Excerpted records:
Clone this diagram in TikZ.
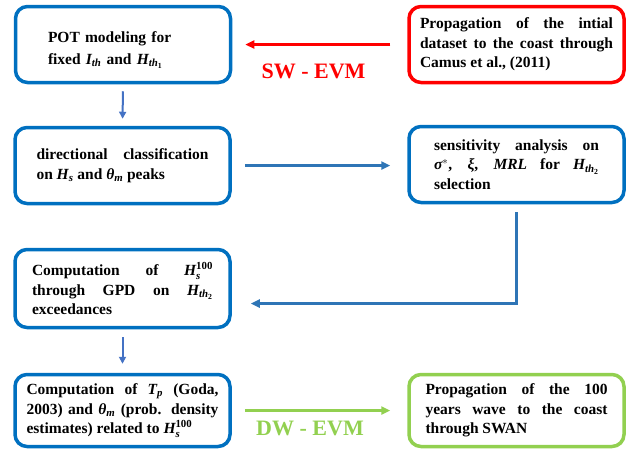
\documentclass[tikz,border=0pt]{standalone}
\usepackage{amsmath,amssymb}
\usepackage{fontspec}
\setmainfont{Liberation Serif}
\usepackage{tikz}
\usetikzlibrary{arrows.meta, positioning}

\definecolor{boxblue}{RGB}{0,112,192}
\definecolor{arrowblue}{RGB}{46,117,182}
\definecolor{stepblue}{RGB}{68,114,196}
\definecolor{swred}{RGB}{255,0,0}
\definecolor{dwgreen}{RGB}{146,208,80}

\newcommand{\vi}[1]{\text{\itshape #1}}
\newcommand{\vb}[1]{\text{#1}}

\begin{document}
\begin{tikzpicture}[
			x=1pt, y=-1pt,
			every node/.style={font=\bfseries\fontsize{15.5}{19.5}\selectfont},
			stagebox/.style={draw=boxblue, line width=3.5pt, rounded corners=12pt,
				minimum width=215pt, minimum height=76pt, align=justify},
			swbox/.style={stagebox, draw=swred},
			dwbox/.style={stagebox, draw=dwgreen},
			flow/.style={-{Triangle[length=7pt, width=7pt]}, line width=2pt, draw=stepblue},
			longflow/.style={-{Triangle[length=9pt, width=8pt]}, line width=3pt, draw=arrowblue},
			evmlabel/.style={font=\bfseries\fontsize{22}{24}\selectfont}
			]
			\useasboundingbox (0,0) rectangle (629,451);

			\node[stagebox, text width=150pt, align=left] (pot) at (123,44.5)
				{\rule{0pt}{22pt}POT modeling for\\[2pt] fixed $\vi{I}_{\vi{th}}$ and $\vi{H}_{\vi{th}_{\vb{1}}}$};
			\node[swbox, text width=193pt] (camus) at (516.5,44.5)
				{Propagation of the intial\linebreak dataset to the coast through\linebreak Camus et al., (2011)};
			\node[stagebox, text width=172pt] (dir) at (122.5,165.5)
				{directional classification\linebreak on $\vi{H}_{\vi{s}}$ and $\vi{θ}_{\vi{m}}$ peaks};
			\node[stagebox, text width=165pt] (sens) at (516.5,164.5)
				{sensitivity analysis on\linebreak $\vi{σ}^{*}$, $\vi{ξ}$, $\vi{MRL}$ for $\vi{H}_{\vi{th}_{\vb{2}}}$\linebreak selection};
			\node[stagebox, text width=181pt, minimum height=78pt] (gpd) at (122.5,288.5)
				{Computation of $\vi{H}_{\vi{s}}^{\vb{100}}$\linebreak through GPD on $\vi{H}_{\vi{th}_{\vb{2}}}$\linebreak exceedances};
			\node[stagebox, text width=192pt, minimum height=72pt] (tp) at (122.5,410.5)
				{Computation of $\vi{T}_{\vi{p}}$ (Goda,\linebreak 2003) and $\vi{θ}_{\vi{m}}$ (prob. density\linebreak estimates) related to $\vi{H}_{\vi{s}}^{\vb{100}}$};
			\node[dwbox, text width=182pt, minimum height=72pt] (swan) at (516.5,410.5)
				{Propagation of the 100\linebreak years wave to the coast\linebreak through SWAN};

			\node[evmlabel, text=swred] (sw) at (313.5,71) {SW - EVM};
			\node[evmlabel, text=dwgreen] (dw) at (310,428) {DW - EVM};

			\draw[longflow, draw=swred, shorten <=17pt, shorten >=13pt] (camus.west) -- (pot.east);
			\draw[flow, shorten <=7pt, shorten >=7pt] (pot.south) -- (dir.north);
			\draw[longflow, shorten <=13pt, shorten >=17pt] (dir.east) -- (dir.east -| sens.west);
			\draw[longflow, shorten <=8pt, shorten >=19pt] (sens.south) |- ([yshift=-15pt]gpd.east);
			\draw[flow, shorten <=8pt, shorten >=9pt] (gpd.south) -- (tp.north);
			\draw[longflow, draw=dwgreen, shorten <=13pt, shorten >=17pt] (tp.east) -- (tp.east -| swan.west);
		\end{tikzpicture}
\end{document}
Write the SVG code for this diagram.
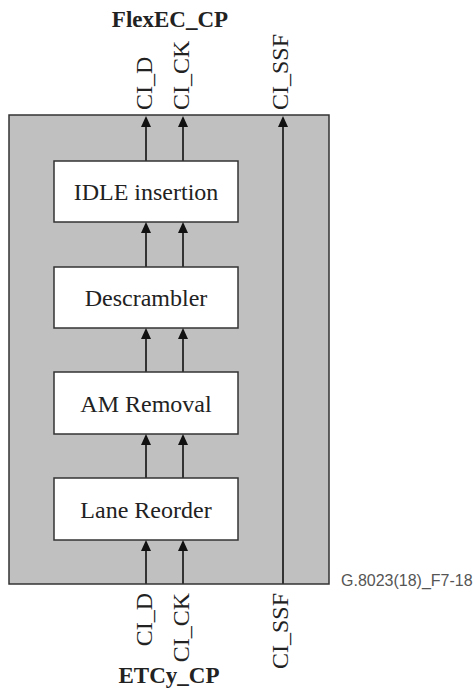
<svg xmlns="http://www.w3.org/2000/svg" width="474" height="690" viewBox="0 0 474 690">
<defs>
<style>
.frame{fill:#c0c0c0;stroke:#333;stroke-width:1.5}
.blk{fill:#fff;stroke:#333;stroke-width:1.5}
.bt{font-family:"Liberation Serif","Times New Roman",serif;font-size:24px;fill:#222;text-anchor:middle}
.lbl{font-family:"Liberation Serif","Times New Roman",serif;font-size:24px;fill:#222}
.ttl{font-family:"Liberation Serif","Times New Roman",serif;font-size:23px;font-weight:bold;fill:#222;text-anchor:middle}
.ref{font-family:"Liberation Sans",Arial,sans-serif;font-size:16px;fill:#555}
.c{stroke:#333;stroke-width:2;fill:none;marker-end:url(#ah)}
</style>
<marker id="ah" viewBox="0 0 11 10" refX="6" refY="5" markerWidth="11" markerHeight="10" orient="auto" markerUnits="userSpaceOnUse">
<path d="M0,0 L11,5 L0,10 Z" fill="#111"/>
</marker>
</defs>
<g id="frame"><rect class="frame" x="9" y="115" width="320" height="469"/></g>
<g id="idle"><rect class="blk" x="54" y="161" width="184" height="61"/><text class="bt" x="146" y="200">IDLE insertion</text></g>
<g id="descrambler"><rect class="blk" x="54" y="267" width="184" height="61"/><text class="bt" x="146" y="306">Descrambler</text></g>
<g id="amremoval"><rect class="blk" x="54" y="372" width="184" height="62"/><text class="bt" x="146" y="411.5">AM Removal</text></g>
<g id="lanereorder"><rect class="blk" x="54" y="478" width="184" height="62"/><text class="bt" x="146" y="517.5">Lane Reorder</text></g>
<g id="connectors">
<line class="c" x1="146" y1="161" x2="146" y2="121"/>
<line class="c" x1="183" y1="161" x2="183" y2="121"/>
<line class="c" x1="146" y1="267" x2="146" y2="227"/>
<line class="c" x1="183" y1="267" x2="183" y2="227"/>
<line class="c" x1="146" y1="372" x2="146" y2="333"/>
<line class="c" x1="183" y1="372" x2="183" y2="333"/>
<line class="c" x1="146" y1="478" x2="146" y2="439"/>
<line class="c" x1="183" y1="478" x2="183" y2="439"/>
<line class="c" x1="146" y1="584" x2="146" y2="545"/>
<line class="c" x1="183" y1="584" x2="183" y2="545"/>
<line class="c" x1="283" y1="584" x2="283" y2="121"/>
</g>
<g id="top-labels">
<text class="ttl" x="170" y="27">FlexEC_CP</text>
<text class="lbl" transform="translate(152,110) rotate(-90)">CI_D</text>
<text class="lbl" transform="translate(189,110) rotate(-90)">CI_CK</text>
<text class="lbl" transform="translate(288,110) rotate(-90)">CI_SSF</text>
</g>
<g id="bottom-labels">
<text class="lbl" text-anchor="end" transform="translate(152,593) rotate(-90)">CI_D</text>
<text class="lbl" text-anchor="end" transform="translate(189,593) rotate(-90)">CI_CK</text>
<text class="lbl" text-anchor="end" transform="translate(288,593) rotate(-90)">CI_SSF</text>
<text class="ttl" x="169" y="683">ETCy_CP</text>
</g>
<g id="ref"><text class="ref" x="341" y="586">G.8023(18)_F7-18</text></g>
</svg>
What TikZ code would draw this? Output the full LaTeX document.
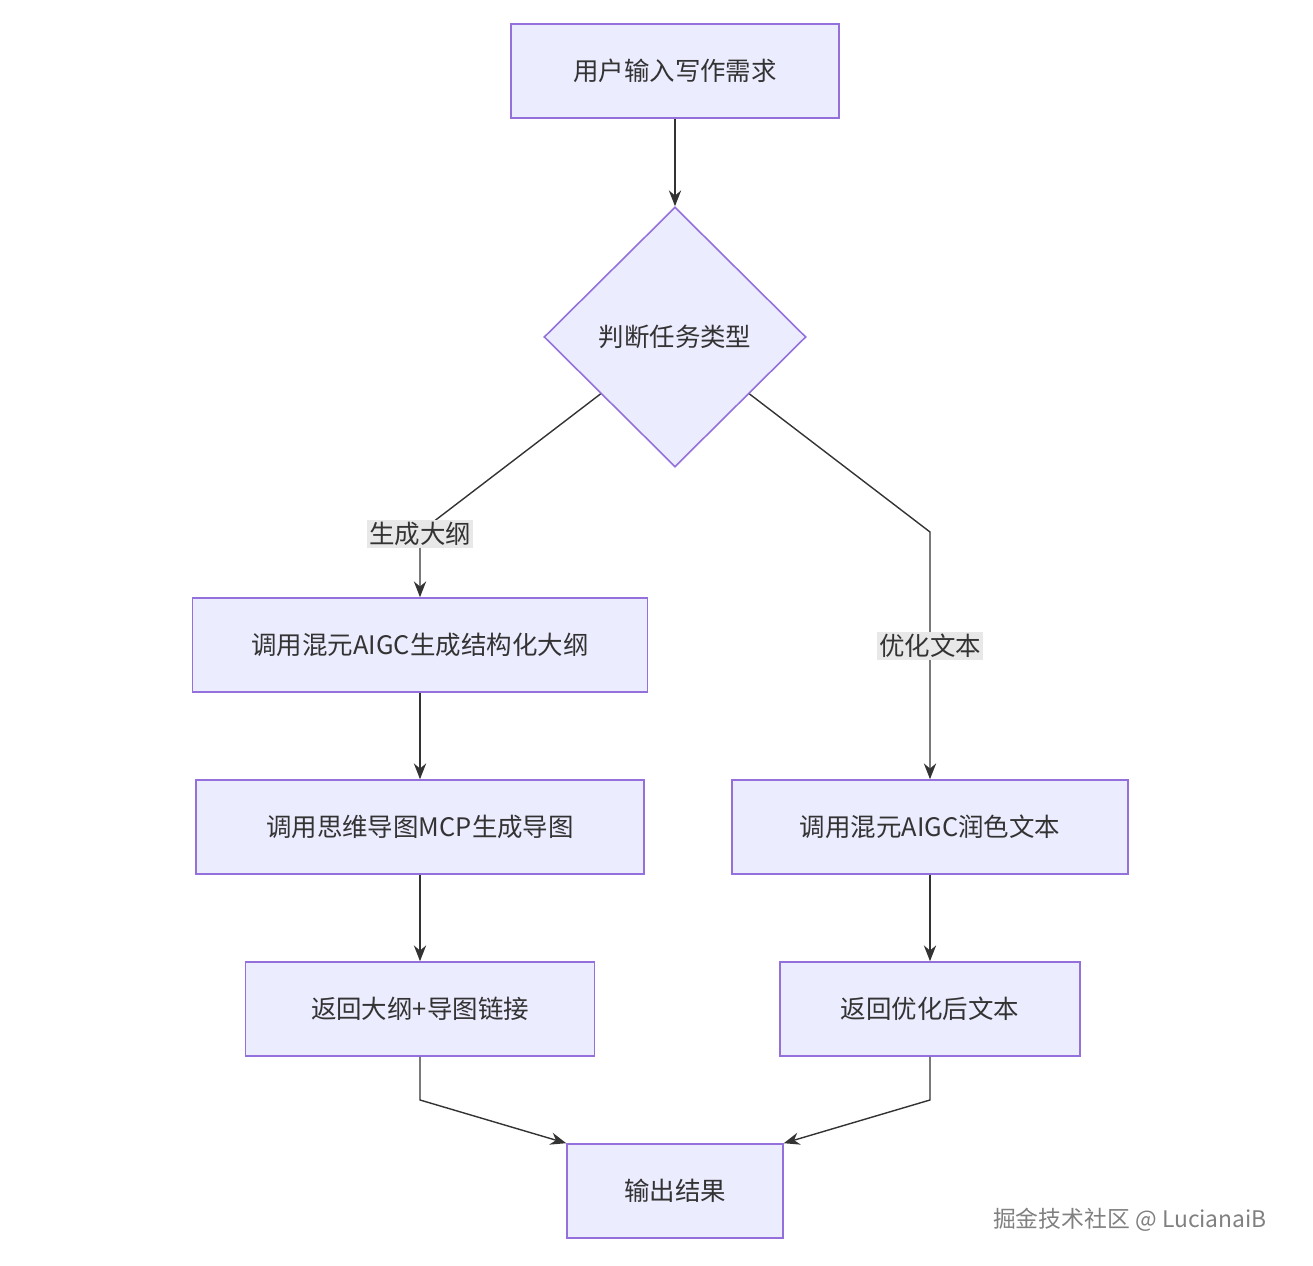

Instruction:
All entries are to be retyped exactly. Omit any embedded images.

Exercise result:
Clone this diagram in TikZ.
\documentclass[tikz,border=0pt]{standalone}
\usepackage{amsmath,amssymb}
\usepackage{fontspec}
\setmainfont{Liberation Serif}
\usepackage{tikz}
\usetikzlibrary{arrows.meta, positioning}

\definecolor{boxblue}{RGB}{0,112,192}
\definecolor{arrowblue}{RGB}{46,117,182}
\definecolor{stepblue}{RGB}{68,114,196}
\definecolor{swred}{RGB}{255,0,0}
\definecolor{dwgreen}{RGB}{146,208,80}

\newcommand{\vi}[1]{\text{\itshape #1}}
\newcommand{\vb}[1]{\text{#1}}

\begin{document}
\begin{tikzpicture}[
			x=1pt, y=-1pt,
			every node/.style={font=\bfseries\fontsize{15.5}{19.5}\selectfont},
			stagebox/.style={draw=boxblue, line width=3.5pt, rounded corners=12pt,
				minimum width=215pt, minimum height=76pt, align=justify},
			swbox/.style={stagebox, draw=swred},
			dwbox/.style={stagebox, draw=dwgreen},
			flow/.style={-{Triangle[length=7pt, width=7pt]}, line width=2pt, draw=stepblue},
			longflow/.style={-{Triangle[length=9pt, width=8pt]}, line width=3pt, draw=arrowblue},
			evmlabel/.style={font=\bfseries\fontsize{22}{24}\selectfont}
			]
			\useasboundingbox (0,0) rectangle (629,451);

			\node[stagebox, text width=150pt, align=left] (pot) at (123,44.5)
				{\rule{0pt}{22pt}POT modeling for\\[2pt] fixed $\vi{I}_{\vi{th}}$ and $\vi{H}_{\vi{th}_{\vb{1}}}$};
			\node[swbox, text width=193pt] (camus) at (516.5,44.5)
				{Propagation of the intial\linebreak dataset to the coast through\linebreak Camus et al., (2011)};
			\node[stagebox, text width=172pt] (dir) at (122.5,165.5)
				{directional classification\linebreak on $\vi{H}_{\vi{s}}$ and $\vi{θ}_{\vi{m}}$ peaks};
			\node[stagebox, text width=165pt] (sens) at (516.5,164.5)
				{sensitivity analysis on\linebreak $\vi{σ}^{*}$, $\vi{ξ}$, $\vi{MRL}$ for $\vi{H}_{\vi{th}_{\vb{2}}}$\linebreak selection};
			\node[stagebox, text width=181pt, minimum height=78pt] (gpd) at (122.5,288.5)
				{Computation of $\vi{H}_{\vi{s}}^{\vb{100}}$\linebreak through GPD on $\vi{H}_{\vi{th}_{\vb{2}}}$\linebreak exceedances};
			\node[stagebox, text width=192pt, minimum height=72pt] (tp) at (122.5,410.5)
				{Computation of $\vi{T}_{\vi{p}}$ (Goda,\linebreak 2003) and $\vi{θ}_{\vi{m}}$ (prob. density\linebreak estimates) related to $\vi{H}_{\vi{s}}^{\vb{100}}$};
			\node[dwbox, text width=182pt, minimum height=72pt] (swan) at (516.5,410.5)
				{Propagation of the 100\linebreak years wave to the coast\linebreak through SWAN};

			\node[evmlabel, text=swred] (sw) at (313.5,71) {SW - EVM};
			\node[evmlabel, text=dwgreen] (dw) at (310,428) {DW - EVM};

			\draw[longflow, draw=swred, shorten <=17pt, shorten >=13pt] (camus.west) -- (pot.east);
			\draw[flow, shorten <=7pt, shorten >=7pt] (pot.south) -- (dir.north);
			\draw[longflow, shorten <=13pt, shorten >=17pt] (dir.east) -- (dir.east -| sens.west);
			\draw[longflow, shorten <=8pt, shorten >=19pt] (sens.south) |- ([yshift=-15pt]gpd.east);
			\draw[flow, shorten <=8pt, shorten >=9pt] (gpd.south) -- (tp.north);
			\draw[longflow, draw=dwgreen, shorten <=13pt, shorten >=17pt] (tp.east) -- (tp.east -| swan.west);
		\end{tikzpicture}
\end{document}
Write the SVG code for this diagram.
<svg xmlns="http://www.w3.org/2000/svg" width="474" height="690" viewBox="0 0 474 690">
<defs>
<style>
.frame{fill:#c0c0c0;stroke:#333;stroke-width:1.5}
.blk{fill:#fff;stroke:#333;stroke-width:1.5}
.bt{font-family:"Liberation Serif","Times New Roman",serif;font-size:24px;fill:#222;text-anchor:middle}
.lbl{font-family:"Liberation Serif","Times New Roman",serif;font-size:24px;fill:#222}
.ttl{font-family:"Liberation Serif","Times New Roman",serif;font-size:23px;font-weight:bold;fill:#222;text-anchor:middle}
.ref{font-family:"Liberation Sans",Arial,sans-serif;font-size:16px;fill:#555}
.c{stroke:#333;stroke-width:2;fill:none;marker-end:url(#ah)}
</style>
<marker id="ah" viewBox="0 0 11 10" refX="6" refY="5" markerWidth="11" markerHeight="10" orient="auto" markerUnits="userSpaceOnUse">
<path d="M0,0 L11,5 L0,10 Z" fill="#111"/>
</marker>
</defs>
<g id="frame"><rect class="frame" x="9" y="115" width="320" height="469"/></g>
<g id="idle"><rect class="blk" x="54" y="161" width="184" height="61"/><text class="bt" x="146" y="200">IDLE insertion</text></g>
<g id="descrambler"><rect class="blk" x="54" y="267" width="184" height="61"/><text class="bt" x="146" y="306">Descrambler</text></g>
<g id="amremoval"><rect class="blk" x="54" y="372" width="184" height="62"/><text class="bt" x="146" y="411.5">AM Removal</text></g>
<g id="lanereorder"><rect class="blk" x="54" y="478" width="184" height="62"/><text class="bt" x="146" y="517.5">Lane Reorder</text></g>
<g id="connectors">
<line class="c" x1="146" y1="161" x2="146" y2="121"/>
<line class="c" x1="183" y1="161" x2="183" y2="121"/>
<line class="c" x1="146" y1="267" x2="146" y2="227"/>
<line class="c" x1="183" y1="267" x2="183" y2="227"/>
<line class="c" x1="146" y1="372" x2="146" y2="333"/>
<line class="c" x1="183" y1="372" x2="183" y2="333"/>
<line class="c" x1="146" y1="478" x2="146" y2="439"/>
<line class="c" x1="183" y1="478" x2="183" y2="439"/>
<line class="c" x1="146" y1="584" x2="146" y2="545"/>
<line class="c" x1="183" y1="584" x2="183" y2="545"/>
<line class="c" x1="283" y1="584" x2="283" y2="121"/>
</g>
<g id="top-labels">
<text class="ttl" x="170" y="27">FlexEC_CP</text>
<text class="lbl" transform="translate(152,110) rotate(-90)">CI_D</text>
<text class="lbl" transform="translate(189,110) rotate(-90)">CI_CK</text>
<text class="lbl" transform="translate(288,110) rotate(-90)">CI_SSF</text>
</g>
<g id="bottom-labels">
<text class="lbl" text-anchor="end" transform="translate(152,593) rotate(-90)">CI_D</text>
<text class="lbl" text-anchor="end" transform="translate(189,593) rotate(-90)">CI_CK</text>
<text class="lbl" text-anchor="end" transform="translate(288,593) rotate(-90)">CI_SSF</text>
<text class="ttl" x="169" y="683">ETCy_CP</text>
</g>
<g id="ref"><text class="ref" x="341" y="586">G.8023(18)_F7-18</text></g>
</svg>
What TikZ code would draw this? Output the full LaTeX document.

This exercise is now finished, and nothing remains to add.